REGARDING THE ‘STAGFLATION’ ANGLE ABOVE—NICE INFLATION TAILWINDS TODAY:

5Y breakevens are widening back to 1.83 for the first time in a week on a triple-whammy of:

  1. the crude bounce (five consecutive crude draws in conjunction with OPEC members strategically engineering the short-squeeze with headline commitments to production cut extensions / enhancements just as net positioning went to LOTY last week per CFTC data),
  2. further lows in US Jobless Claims and most obviously
  3. a big PPI beat, which portends +++ for tomorrow’s CPI print. 

VIX and the logical relationship with labor market tightening (claims):

THE FED KILLED EQUITIES ‘VALUE’:

I spent the majority of last year discussing the drivers of the pivot from ‘deflation to reflation’ and the impact that had on every global macro thematic trade in the world: ‘long vs short duration,’ ‘cyclicals vs defensives,’ ‘EM vs DM,’ ‘high vs low beta’ and of course, ‘value vs growth.’

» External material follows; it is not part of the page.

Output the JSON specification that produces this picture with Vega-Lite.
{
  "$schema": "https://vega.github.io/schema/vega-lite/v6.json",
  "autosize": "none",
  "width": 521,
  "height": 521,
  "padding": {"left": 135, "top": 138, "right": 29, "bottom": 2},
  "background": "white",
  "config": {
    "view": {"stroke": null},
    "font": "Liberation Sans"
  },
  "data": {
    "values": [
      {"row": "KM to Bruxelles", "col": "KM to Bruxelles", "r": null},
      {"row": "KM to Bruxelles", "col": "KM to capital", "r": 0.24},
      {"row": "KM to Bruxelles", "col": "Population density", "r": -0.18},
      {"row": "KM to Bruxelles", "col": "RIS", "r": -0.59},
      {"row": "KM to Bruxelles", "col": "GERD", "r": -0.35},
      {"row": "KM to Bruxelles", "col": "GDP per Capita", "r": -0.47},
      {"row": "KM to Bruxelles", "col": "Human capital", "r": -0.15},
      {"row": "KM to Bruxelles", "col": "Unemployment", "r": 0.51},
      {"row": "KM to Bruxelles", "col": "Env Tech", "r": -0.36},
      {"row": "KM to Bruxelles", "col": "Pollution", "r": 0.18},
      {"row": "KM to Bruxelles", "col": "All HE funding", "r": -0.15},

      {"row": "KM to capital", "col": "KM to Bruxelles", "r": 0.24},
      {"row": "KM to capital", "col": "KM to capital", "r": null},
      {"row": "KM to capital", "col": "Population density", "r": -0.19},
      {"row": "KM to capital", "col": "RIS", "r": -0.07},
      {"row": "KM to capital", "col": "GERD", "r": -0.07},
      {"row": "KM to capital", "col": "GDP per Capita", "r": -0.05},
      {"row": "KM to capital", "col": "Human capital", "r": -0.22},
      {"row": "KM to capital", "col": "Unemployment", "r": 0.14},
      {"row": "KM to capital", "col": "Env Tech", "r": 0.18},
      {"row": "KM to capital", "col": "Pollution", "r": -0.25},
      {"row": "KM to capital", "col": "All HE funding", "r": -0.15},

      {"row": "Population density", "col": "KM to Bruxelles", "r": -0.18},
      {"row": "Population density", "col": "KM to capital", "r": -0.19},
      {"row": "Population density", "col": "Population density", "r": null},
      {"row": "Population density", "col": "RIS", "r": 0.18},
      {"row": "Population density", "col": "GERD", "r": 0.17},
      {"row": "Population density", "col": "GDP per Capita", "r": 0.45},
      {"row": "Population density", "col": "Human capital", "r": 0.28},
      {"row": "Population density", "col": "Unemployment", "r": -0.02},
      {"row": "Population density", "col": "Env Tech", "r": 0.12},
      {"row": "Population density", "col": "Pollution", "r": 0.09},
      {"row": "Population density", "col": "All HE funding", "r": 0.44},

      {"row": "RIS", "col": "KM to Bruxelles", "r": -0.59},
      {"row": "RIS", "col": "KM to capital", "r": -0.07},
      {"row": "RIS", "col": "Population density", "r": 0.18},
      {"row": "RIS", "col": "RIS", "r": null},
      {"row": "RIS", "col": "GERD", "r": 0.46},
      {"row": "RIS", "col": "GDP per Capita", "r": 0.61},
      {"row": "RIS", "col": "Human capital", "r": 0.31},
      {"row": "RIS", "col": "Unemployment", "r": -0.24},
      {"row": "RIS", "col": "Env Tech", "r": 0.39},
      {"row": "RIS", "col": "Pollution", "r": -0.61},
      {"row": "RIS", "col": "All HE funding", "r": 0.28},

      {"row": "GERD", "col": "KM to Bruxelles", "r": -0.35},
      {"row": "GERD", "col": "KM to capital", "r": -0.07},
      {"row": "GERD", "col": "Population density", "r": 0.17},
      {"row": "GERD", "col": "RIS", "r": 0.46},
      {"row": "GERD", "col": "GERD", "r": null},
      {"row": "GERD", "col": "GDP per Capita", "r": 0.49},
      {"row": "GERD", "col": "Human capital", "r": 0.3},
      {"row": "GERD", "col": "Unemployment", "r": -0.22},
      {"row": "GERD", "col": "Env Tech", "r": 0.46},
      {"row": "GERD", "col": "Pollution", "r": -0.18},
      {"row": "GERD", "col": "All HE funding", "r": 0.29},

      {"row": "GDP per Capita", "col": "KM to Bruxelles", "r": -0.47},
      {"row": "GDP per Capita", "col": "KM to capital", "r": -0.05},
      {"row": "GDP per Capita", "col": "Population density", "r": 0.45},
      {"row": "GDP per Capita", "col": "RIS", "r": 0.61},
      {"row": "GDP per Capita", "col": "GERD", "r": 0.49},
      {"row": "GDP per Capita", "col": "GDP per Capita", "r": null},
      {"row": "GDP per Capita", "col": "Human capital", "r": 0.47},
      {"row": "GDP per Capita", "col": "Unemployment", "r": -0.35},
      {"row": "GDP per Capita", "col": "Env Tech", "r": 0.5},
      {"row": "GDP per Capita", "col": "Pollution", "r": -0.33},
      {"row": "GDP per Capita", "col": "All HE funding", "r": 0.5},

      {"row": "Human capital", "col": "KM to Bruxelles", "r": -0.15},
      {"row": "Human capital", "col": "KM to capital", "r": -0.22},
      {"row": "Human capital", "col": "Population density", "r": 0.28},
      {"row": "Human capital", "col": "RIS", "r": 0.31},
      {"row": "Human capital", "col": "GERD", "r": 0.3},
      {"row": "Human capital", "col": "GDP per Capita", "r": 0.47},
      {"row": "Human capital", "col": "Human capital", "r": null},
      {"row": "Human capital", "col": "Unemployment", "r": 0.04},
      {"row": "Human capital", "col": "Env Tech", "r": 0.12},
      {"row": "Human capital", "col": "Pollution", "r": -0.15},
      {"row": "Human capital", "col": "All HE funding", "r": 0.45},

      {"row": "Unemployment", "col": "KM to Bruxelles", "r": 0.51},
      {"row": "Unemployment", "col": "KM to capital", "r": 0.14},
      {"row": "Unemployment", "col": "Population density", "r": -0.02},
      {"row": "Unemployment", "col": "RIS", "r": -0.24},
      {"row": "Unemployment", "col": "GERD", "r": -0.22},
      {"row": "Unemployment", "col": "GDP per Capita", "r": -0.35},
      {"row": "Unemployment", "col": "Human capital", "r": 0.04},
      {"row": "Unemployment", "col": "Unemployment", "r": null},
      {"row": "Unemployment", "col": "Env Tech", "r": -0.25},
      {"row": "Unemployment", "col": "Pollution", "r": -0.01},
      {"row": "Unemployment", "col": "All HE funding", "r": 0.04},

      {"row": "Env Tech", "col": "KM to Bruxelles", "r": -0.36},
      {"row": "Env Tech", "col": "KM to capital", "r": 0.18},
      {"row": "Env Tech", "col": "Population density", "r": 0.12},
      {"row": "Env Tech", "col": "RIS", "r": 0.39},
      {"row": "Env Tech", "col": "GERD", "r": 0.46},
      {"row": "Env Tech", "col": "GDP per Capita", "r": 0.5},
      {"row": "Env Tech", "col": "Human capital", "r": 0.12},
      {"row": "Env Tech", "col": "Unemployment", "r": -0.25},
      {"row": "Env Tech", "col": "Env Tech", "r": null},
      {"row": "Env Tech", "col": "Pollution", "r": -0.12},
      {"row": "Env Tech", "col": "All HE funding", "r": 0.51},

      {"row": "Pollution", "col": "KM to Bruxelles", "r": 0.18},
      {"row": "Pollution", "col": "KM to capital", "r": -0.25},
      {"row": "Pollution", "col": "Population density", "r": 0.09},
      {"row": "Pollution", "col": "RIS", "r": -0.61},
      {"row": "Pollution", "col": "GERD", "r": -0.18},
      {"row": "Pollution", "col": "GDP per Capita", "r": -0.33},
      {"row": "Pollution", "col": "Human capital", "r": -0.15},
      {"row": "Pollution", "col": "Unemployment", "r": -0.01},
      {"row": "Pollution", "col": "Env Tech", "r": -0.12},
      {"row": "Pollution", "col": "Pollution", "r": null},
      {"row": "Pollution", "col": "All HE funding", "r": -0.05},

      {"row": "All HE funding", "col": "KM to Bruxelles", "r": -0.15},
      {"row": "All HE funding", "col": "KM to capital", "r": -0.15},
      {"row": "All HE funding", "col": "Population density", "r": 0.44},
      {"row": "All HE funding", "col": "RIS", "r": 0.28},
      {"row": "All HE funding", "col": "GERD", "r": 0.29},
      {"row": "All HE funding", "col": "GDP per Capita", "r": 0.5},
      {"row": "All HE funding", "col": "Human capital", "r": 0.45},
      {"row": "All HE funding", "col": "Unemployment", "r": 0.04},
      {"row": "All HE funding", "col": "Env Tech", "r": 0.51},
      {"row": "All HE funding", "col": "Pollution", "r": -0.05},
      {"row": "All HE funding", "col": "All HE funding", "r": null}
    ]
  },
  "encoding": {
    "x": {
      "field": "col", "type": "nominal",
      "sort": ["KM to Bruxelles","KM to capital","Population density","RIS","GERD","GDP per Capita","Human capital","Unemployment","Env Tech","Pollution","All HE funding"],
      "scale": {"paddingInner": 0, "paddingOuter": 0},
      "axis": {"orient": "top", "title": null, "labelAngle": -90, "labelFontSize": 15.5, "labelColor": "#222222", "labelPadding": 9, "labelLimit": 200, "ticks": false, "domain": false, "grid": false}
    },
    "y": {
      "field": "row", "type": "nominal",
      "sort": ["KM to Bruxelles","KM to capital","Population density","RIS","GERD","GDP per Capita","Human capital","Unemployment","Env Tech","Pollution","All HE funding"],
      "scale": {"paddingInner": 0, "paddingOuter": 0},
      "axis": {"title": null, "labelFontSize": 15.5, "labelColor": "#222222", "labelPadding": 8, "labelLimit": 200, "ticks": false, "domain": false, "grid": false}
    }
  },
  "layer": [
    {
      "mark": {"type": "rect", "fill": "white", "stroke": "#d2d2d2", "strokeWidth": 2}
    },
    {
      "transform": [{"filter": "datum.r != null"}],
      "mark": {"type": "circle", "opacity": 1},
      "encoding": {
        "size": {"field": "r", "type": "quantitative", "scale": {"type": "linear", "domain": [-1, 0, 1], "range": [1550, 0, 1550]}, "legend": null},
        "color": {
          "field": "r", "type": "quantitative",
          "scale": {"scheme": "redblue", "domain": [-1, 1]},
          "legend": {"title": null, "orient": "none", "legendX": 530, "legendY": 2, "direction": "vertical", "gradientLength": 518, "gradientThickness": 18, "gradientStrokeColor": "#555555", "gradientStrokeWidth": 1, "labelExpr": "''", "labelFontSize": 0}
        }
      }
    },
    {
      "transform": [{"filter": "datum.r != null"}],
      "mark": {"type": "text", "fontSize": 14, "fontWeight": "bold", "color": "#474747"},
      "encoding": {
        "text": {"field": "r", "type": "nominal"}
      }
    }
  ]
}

It’s now become utterly clear to me that easing financial conditions / suppression of rate volatility is what has ‘killed’ equity ‘value’ factor (especially as it relates to ‘growth’).  Look at the relationship below seen between the ‘value / growth’ ratio and the Fed’s “lower / flatter forever” policy.  Last year’s ‘reflation’- / ‘fiscal policy’ –induced interest rate volatility higher provided a period of massive ‘value’ over ‘growth’ outperformance. 

Now, ‘value’ is again massively underperforming ‘growth.’  After late last year's 'value' run (think cyclically geared stuff), the ratio vs ‘growth’ (seculars like tech, cons disc, biotech) is back again collapsing.  There is just so much market skepticism regarding the long term growth outlook, which also happens to mirror the relentless flattening story in UST curves YTD, or the sizeable outperformance of ‘quality’ factor market neutral vs ‘size’ factor m/n.

US equites ‘Growth / Value’ ratio inversely correlated to ‘US Financial Conditions’ since the Fed began easing during the GFC period:

Ironically, it should be noted that today there is speculation of a large ($1B) equities program being executed away, rotating INTO VALUE and out the past year’s ‘momentum’ high-flyers like financials, tech and consumer.